--- Dataset excerpt ---
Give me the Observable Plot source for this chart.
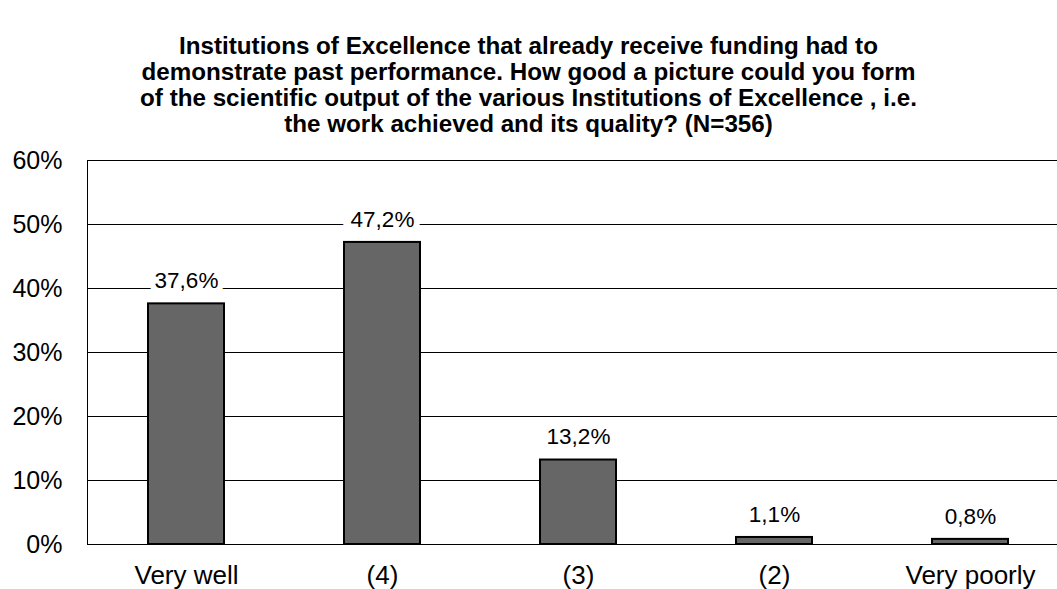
<!DOCTYPE html>
<html>
<head>
<meta charset="utf-8">
<script src="https://cdn.jsdelivr.net/npm/d3@7"></script>
<script src="https://cdn.jsdelivr.net/npm/@observablehq/plot@0.6"></script>
<style>
  body { margin: 0; background: #fff; font-family: "Liberation Sans", Arial, sans-serif; }
  #title { width: 1057px; height: 140px; box-sizing: border-box; padding-top: 33px; text-align: center;
           font-weight: bold; font-size: 24.2px; line-height: 26px; color: #000; white-space: nowrap; }
  svg { display: block; }
</style>
</head>
<body>
<div id="title">Institutions of Excellence that already receive funding had to<br>demonstrate past performance. How good a picture could you form<br>of the scientific output of the various Institutions of Excellence , i.e.<br>the work achieved and its quality? (N=356)</div>
<div id="chart"></div>
<script>
const categories = ["Very well", "(4)", "(3)", "(2)", "Very poorly"];
const values = [37.6, 47.2, 13.2, 1.1, 0.8];
const labels = ["37,6%", "47,2%", "13,2%", "1,1%", "0,8%"];
const yTicks = [0, 10, 20, 30, 40, 50, 60];

const data = categories.map((c, i) => ({cat: c, value: values[i], label: labels[i]}));

const chart = Plot.plot({
  width: 1057,
  height: 449,
  marginTop: 20,
  marginBottom: 45,
  marginLeft: 87,
  marginRight: 0,
  style: {fontFamily: "'Liberation Sans', Arial, sans-serif", fontSize: "24px", color: "#000", background: "#fff"},
  x: {domain: categories, range: [87, 1068], paddingInner: 0.6126, paddingOuter: 0.306, label: null},
  y: {domain: [0, 60], label: null},
  marks: [
    Plot.gridY(yTicks, {stroke: "#000", strokeOpacity: 1, strokeWidth: 1}),
    Plot.axisY(yTicks, {tickSize: 0, tickPadding: 25, tickFormat: d => d + "%", fontSize: 25}),
    Plot.axisX({tickSize: 0, tickPadding: 21, fontSize: 26}),
    Plot.frame({anchor: "left", stroke: "#000"}),
    Plot.text(data, {x: "cat", y: "value", text: "label", dy: -23, lineAnchor: "middle",
      fill: "white", stroke: "white", strokeWidth: 12, strokeLinejoin: "miter", fontSize: 22.5}),
    Plot.text(data, {x: "cat", y: "value", text: "label", dy: -23, lineAnchor: "middle",
      fill: "#000", fontSize: 22.5}),
    Plot.barY(data, {x: "cat", y: "value", fill: "#666666", stroke: "#000", strokeWidth: 2})
  ]
});
document.getElementById("chart").appendChild(chart);
</script>
</body>
</html>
---
Prompt: Every line of the material is to be quoted exactly, with no pictures carried over.

Final result:
Give me the Observable Plot source for this chart.
<!DOCTYPE html>
<html>
<head>
<meta charset="utf-8">
<script src="https://cdn.jsdelivr.net/npm/d3@7"></script>
<script src="https://cdn.jsdelivr.net/npm/@observablehq/plot@0.6"></script>
<style>
  body { margin: 0; background: #fff; font-family: "Liberation Sans", Arial, sans-serif; }
  #title { width: 1057px; height: 140px; box-sizing: border-box; padding-top: 33px; text-align: center;
           font-weight: bold; font-size: 24.2px; line-height: 26px; color: #000; white-space: nowrap; }
  svg { display: block; }
</style>
</head>
<body>
<div id="title">Institutions of Excellence that already receive funding had to<br>demonstrate past performance. How good a picture could you form<br>of the scientific output of the various Institutions of Excellence , i.e.<br>the work achieved and its quality? (N=356)</div>
<div id="chart"></div>
<script>
const categories = ["Very well", "(4)", "(3)", "(2)", "Very poorly"];
const values = [37.6, 47.2, 13.2, 1.1, 0.8];
const labels = ["37,6%", "47,2%", "13,2%", "1,1%", "0,8%"];
const yTicks = [0, 10, 20, 30, 40, 50, 60];

const data = categories.map((c, i) => ({cat: c, value: values[i], label: labels[i]}));

const chart = Plot.plot({
  width: 1057,
  height: 449,
  marginTop: 20,
  marginBottom: 45,
  marginLeft: 87,
  marginRight: 0,
  style: {fontFamily: "'Liberation Sans', Arial, sans-serif", fontSize: "24px", color: "#000", background: "#fff"},
  x: {domain: categories, range: [87, 1068], paddingInner: 0.6126, paddingOuter: 0.306, label: null},
  y: {domain: [0, 60], label: null},
  marks: [
    Plot.gridY(yTicks, {stroke: "#000", strokeOpacity: 1, strokeWidth: 1}),
    Plot.axisY(yTicks, {tickSize: 0, tickPadding: 25, tickFormat: d => d + "%", fontSize: 25}),
    Plot.axisX({tickSize: 0, tickPadding: 21, fontSize: 26}),
    Plot.frame({anchor: "left", stroke: "#000"}),
    Plot.text(data, {x: "cat", y: "value", text: "label", dy: -23, lineAnchor: "middle",
      fill: "white", stroke: "white", strokeWidth: 12, strokeLinejoin: "miter", fontSize: 22.5}),
    Plot.text(data, {x: "cat", y: "value", text: "label", dy: -23, lineAnchor: "middle",
      fill: "#000", fontSize: 22.5}),
    Plot.barY(data, {x: "cat", y: "value", fill: "#666666", stroke: "#000", strokeWidth: 2})
  ]
});
document.getElementById("chart").appendChild(chart);
</script>
</body>
</html>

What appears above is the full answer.